Beutel v. West Bay City Sugar Co.

Montgomery, J.

The case can only be understood by referring to the accompanying plat.

Prior to February 4, 189.9, plaintiff was the owner of blocks 6, 7, and 8, and A, B, C, D, E, F, and G. On the *589date mentioned he conveyed to Méndal J. Bialy blocks 6, 7, and 8, and also block A, excepting and reserving from the last description, “for the purposes of a public highway, so much and such parts thereof as would be contained within the line of Martin street if extended through and across the same.” This would be that part marked on the plat “right of way,” extending from the intersection of Boy street easterly to what appears on the plat as Garfield avenue. Prior to this sale the plaintiff had, on a petition filed by him, caused to be vacated Garfield, Grant, Andre, and Sidman streets south of Washington street. The purchase of this property by Bialy was in the interest of the defendant company, and the title was subsequently conveyed to it. The purchase was made for the purpose of establishing a beet sugar plant, and the defendant took measures to vacate Washington street east of Boy street, and the north and south streets intersecting Washington street, and proceedings were had in the circuit court for the county of Bay with this end in view. An order was entered vacating the streets, and the entire property fenced in, and the defendant’s plant constructed thereon.

*588

*589This action is brought by the plaintiff to recover damages for the alleged interference with his right of ingress and egress to Washington street. The plaintiff claims that the proceedings taken to vacate these streets were irregular; but we regard this question as unimportant, for, if the plaintiff is in position to maintain this action, it must be because he occupies such a relation to Washington street as that in any attempt to vacate it he would be entitled to notice of the proceedings, under the authority of Phillips v. Highway Commissioner, 35 Mich. 15. It is doubtless equally true that, if he occupies a position which would have entitled him to notice of these proceedings, he is entitled to recover damages for the injury to his means of egress and ingress which were interfered with by the closing of the street, unless it shall be held that he is not in position to complain for the reason that *590-he has other means of egress and ingress through Norwalk street at the east, and through the public way reserved in his deed to Bialy, — a point which we need not, in the view we take of this case, consider.
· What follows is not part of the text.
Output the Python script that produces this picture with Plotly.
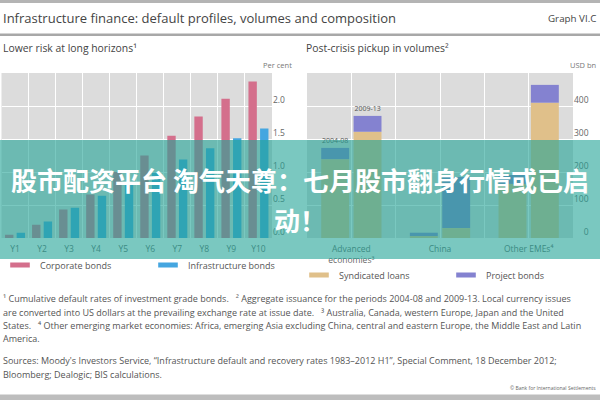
import plotly.graph_objects as go

# ---------------- data ----------------
years = ["Y1", "Y2", "Y3", "Y4", "Y5", "Y6", "Y7", "Y8", "Y9", "Y10"]
corporate_bonds = [0.05, 0.20, 0.43, 0.66, 1.00, 1.25, 1.55, 1.84, 2.11, 2.37]
infrastructure_bonds = [0.08, 0.25, 0.46, 0.64, 0.84, 0.99, 1.19, 1.36, 1.51, 1.66]
left_ticks = [0.0, 0.5, 1.0, 1.5, 2.0]

regions = ["Advanced<br>economies³", "China", "Other EMEs⁴"]
periods = ["2004-08", "2009-13"]
syndicated_0408 = [239, 6, 164]
project_0408 = [34, 10, 27]
syndicated_0913 = [322, 30, 410]
project_0913 = [48, 155, 54]
right_ticks = [0, 100, 200, 300, 400]

# ---------------- style ----------------
PINK = "#d46f8c"
BLUE = "#45a6e0"
TAN = "#e0c08a"
PURPLE = "#8482d0"
BG = "#dcdcdc"
TXT = "#555555"
FONT = "Open Sans"

xl = list(range(1, len(years) + 1))
xr = list(range(len(regions)))

fig = go.Figure()


def swatch(name, color, legend, xa, ya):
    # legend key only (wide, flat swatch like the original)
    return go.Scatter(x=[None], y=[None], mode="markers", name=name,
                      legend=legend, xaxis=xa, yaxis=ya, hoverinfo="skip",
                      marker=dict(symbol="line-ew", size=14,
                                  line=dict(width=5, color=color)))


# left panel
fig.add_trace(go.Bar(x=xl, y=corporate_bonds, width=0.31, offset=-0.37,
                     marker=dict(color=PINK, line=dict(width=0)),
                     name="Corporate bonds", showlegend=False,
                     xaxis="x", yaxis="y"))
fig.add_trace(go.Bar(x=xl, y=infrastructure_bonds, width=0.31, offset=0.06,
                     marker=dict(color=BLUE, line=dict(width=0)),
                     name="Infrastructure bonds", showlegend=False,
                     xaxis="x", yaxis="y"))
fig.add_trace(swatch("Corporate bonds", PINK, "legend", "x", "y"))
fig.add_trace(swatch("Infrastructure bonds", BLUE, "legend", "x", "y"))

# right panel (stacked within each period, periods side by side)
lab0408 = [periods[0]] + [""] * (len(regions) - 1)
lab0913 = [periods[1]] + [""] * (len(regions) - 1)
W = 0.315
for synd, proj, off, lab in [
    (syndicated_0408, project_0408, -0.34, lab0408),
    (syndicated_0913, project_0913, 0.025, lab0913),
]:
    fig.add_trace(go.Bar(x=xr, y=synd, width=W, offset=off,
                         marker=dict(color=TAN, line=dict(width=0)),
                         name="Syndicated loans", showlegend=False,
                         xaxis="x2", yaxis="y2"))
    fig.add_trace(go.Bar(x=xr, y=proj, base=synd, width=W, offset=off,
                         marker=dict(color=PURPLE, line=dict(width=0)),
                         name="Project bonds", showlegend=False,
                         text=lab, textposition="outside", textangle=0,
                         constraintext="none", cliponaxis=False,
                         outsidetextfont=dict(size=7, color=TXT, family=FONT),
                         xaxis="x2", yaxis="y2"))
fig.add_trace(swatch("Syndicated loans", TAN, "legend2", "x2", "y2"))
fig.add_trace(swatch("Project bonds", PURPLE, "legend2", "x2", "y2"))

ydom = [(400 - 238) / 400, (400 - 73) / 400]
tickfont = dict(size=8.5, color="#666666", family=FONT)

fig.update_layout(
    width=600, height=400, autosize=False,
    margin=dict(l=0, r=0, t=0, b=0, autoexpand=False),
    paper_bgcolor="white", plot_bgcolor=BG,
    font=dict(family=FONT, color=TXT),
    barmode="overlay",
    xaxis=dict(domain=[0.0025, 0.4533], range=[0.5, 10.5], anchor="y",
               tickmode="array", tickvals=xl, ticktext=years,
               showgrid=False, zeroline=False, ticks="", tickfont=tickfont,
               ticklabelstandoff=4,
               minor=dict(tickmode="array",
                          tickvals=[v + 0.5 for v in xl[:-1]],
                          showgrid=True, gridcolor="white", gridwidth=1,
                          ticks="")),
    yaxis=dict(domain=ydom, range=[0, 2.5], anchor="x", side="right",
               tickmode="array", tickvals=left_ticks,
               ticktext=[f"{v:.1f}" for v in left_ticks],
               ticklabelposition="outside top",
               showgrid=True, gridcolor="white", gridwidth=1,
               zeroline=False, ticks="", tickfont=tickfont),
    xaxis2=dict(domain=[0.5117, 0.955], range=[-0.5, 2.5], anchor="y2",
                tickmode="array", tickvals=xr, ticktext=regions,
                showgrid=True, gridcolor="white", gridwidth=1,
                zeroline=False, ticks="", tickfont=tickfont,
                ticklabelstandoff=4,
                minor=dict(tickmode="array",
                           tickvals=[v + 0.5 for v in xr[:-1]],
                           showgrid=True, gridcolor="white", gridwidth=1,
                           ticks="")),
    yaxis2=dict(domain=ydom, range=[0, 500], anchor="x2", side="right",
                tickmode="array", tickvals=right_ticks,
                ticktext=[f"{v:>3}".replace(" ", "\u2007") for v in right_ticks],
                ticklabelposition="outside top",
                showgrid=True, gridcolor="white", gridwidth=1,
                zeroline=False, ticks="", tickfont=tickfont),
    legend=dict(orientation="h", x=0.0, xanchor="left",
                y=(400 - 265) / 400, yanchor="middle",
                entrywidth=103, entrywidthmode="pixels",
                font=dict(size=9, color=TXT, family=FONT),
                bgcolor="rgba(0,0,0,0)", traceorder="normal"),
    legend2=dict(orientation="h", x=299 / 600, xanchor="left",
                 y=(400 - 275) / 400, yanchor="middle",
                 entrywidth=102, entrywidthmode="pixels",
                 font=dict(size=9, color=TXT, family=FONT),
                 bgcolor="rgba(0,0,0,0)", traceorder="normal"),
    showlegend=True,
)


def py(p):
    return (400 - p) / 400


shapes = [
    dict(type="rect", xref="paper", yref="paper", x0=0, x1=1,
         y0=py(3), y1=py(0), fillcolor="#b4b4b4", line=dict(width=0)),
    dict(type="rect", xref="paper", yref="paper", x0=0, x1=1,
         y0=py(36), y1=py(33.5), fillcolor="#a8a8a8", line=dict(width=0)),
    dict(type="rect", xref="paper", yref="paper", x0=0, x1=1,
         y0=py(400), y1=py(394.5), fillcolor="#bdbdbd", line=dict(width=0)),
    # banner overlay
    dict(type="rect", xref="paper", yref="paper", x0=0, x1=1,
         y0=py(259), y1=py(140), fillcolor="rgba(33,163,150,0.6)",
         line=dict(width=0), layer="above"),
]
fig.update_layout(shapes=shapes)

ann = []


def txt(s, x, y, size, color=TXT, xanchor="left", family=FONT, **kw):
    ann.append(dict(text=s, xref="paper", yref="paper", x=x / 600, y=py(y),
                    xanchor=xanchor, yanchor="middle", showarrow=False,
                    font=dict(size=size, color=color, family=family), **kw))


txt("Infrastructure finance: default profiles, volumes and composition", 1, 18, 13, "#444444")
txt("Graph VI.C", 598, 18, 9.8, "#444444", xanchor="right")
txt("Lower risk at long horizons¹", 1, 48, 10.4, "#444444")
txt("Post-crisis pickup in volumes²", 304, 48, 10.4, "#444444")
txt("Per cent", 294, 65, 7.5, "#777777", xanchor="right")
txt("USD bn", 598, 65, 7.5, "#777777", xanchor="right")

sp = "\u00a0\u00a0\u00a0"
foot = [
    ("¹ Cumulative default rates of investment grade bonds." + sp +
     "² Aggregate issuance for the periods 2004-08 and 2009-13. Local currency issues", 298.5),
    ("are converted into US dollars at the prevailing exchange rate at issue date." + sp +
     "³ Australia, Canada, western Europe, Japan and the United", 312),
    ("States." + sp + "⁴ Other emerging market economies: Africa, emerging Asia excluding China, "
     "central and eastern Europe, the Middle East and Latin", 325.5),
    ("America.", 338.5),
    ("Sources: Moody's Investors Service, “Infrastructure default and recovery rates 1983–2012 H1”, "
     "Special Comment, 18 December 2012;", 360),
    ("Bloomberg; Dealogic; BIS calculations.", 374),
]
for s, y in foot:
    txt(s, 1, y, 9, "#555555")
txt("© Bank for International Settlements", 598, 388, 5, "#666666", xanchor="right")

# banner text
CJK = "Noto Sans CJK SC"
txt("<b>股市配资平台 淘气天尊：七月股市翻身行情或已启</b>", 300, 179.5, 26, "white",
    xanchor="center", family=CJK)
txt("<b>动！</b>", 300, 219, 26, "white", xanchor="center", family=CJK)

fig.update_layout(annotations=ann)

fig.write_html("out.html")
Andre street is the only north and south street which was ever opened. Evidently, after it was opened, for the purpose of making a crossing, the railway company placed planking at the crossing with Andre street and the railroad track. Since this street south of Washington street has been vacated, this planking has not been removed, and the plaintiff’s testimony is that the railway company has never interfered with the use of the crossing by the public. The plaintiff has no title to any part of Andre street lying within the track of the railway company, and it does not appear that Andre street is a street south of Washington street. The question is whether, under these circumstances, he shows a peculiar damage from the closing of Washington street other in kind from that which other owners of property in the vicinity have suffered.

Both parties rely upon the case of Buhl v. Depot Co., 98 Mich. 596 (57 N. W. 829, 23 L. R. A. 392). In that case it was said:

“A distinction may well be held to exist between the injury which results to an abutting owner, or another so situated that the means of ingress and egress to and from his premises are cut off by a discontinuance of a street, and one owning land upon another street, or on the same street at a distance from the part of the highway discontinued.”

It was further held, in substance, that where the discontinuance of the street left the premises of the plaintiff in a cul de sac, and without means of egress, the plaintiff might assert that he had suffered peculiar damages, and recover them. We have no purpose of departing from this rule. It is also undoubtedly true that, where one has a private right of way connecting his premises with a public way, he may be held to be an abutter on the street by means of the private right of way, and in such case a *591discontinuance of the public way would work him a peculiar injury. See Phillips v. Highway Commissioner, supra.

Does this case fall within the reason of this rule ? There is nothing in this record to indicate that there is a highway crossing of this railway right of way acquired by sufferance, or that the plaintiff is either a lessee or licensee. He has, it is true, been suffered to use the same since the vacation of Andre street south of Washington street, but that he has acquired any rights as against the railway company or others is not made to appear by the record. We think, therefore, that it cannot be said that this plaintiff is shown in any sense to have property abutting upon Washington street, which has been discontinued. It should be stated that the portion of Washington street east of Andre street it is conceded is not open. It does not appear that the dedication has ever been accepted, nor does it appear that the railway company joined in the attempted dedication.

The circuit judge reached the conclusion that the plaintiff had not shown himself entitled to recover, and this judgment is affirmed, with costs.

Hooker, C. J., Moore and Grant, JJ., concurred.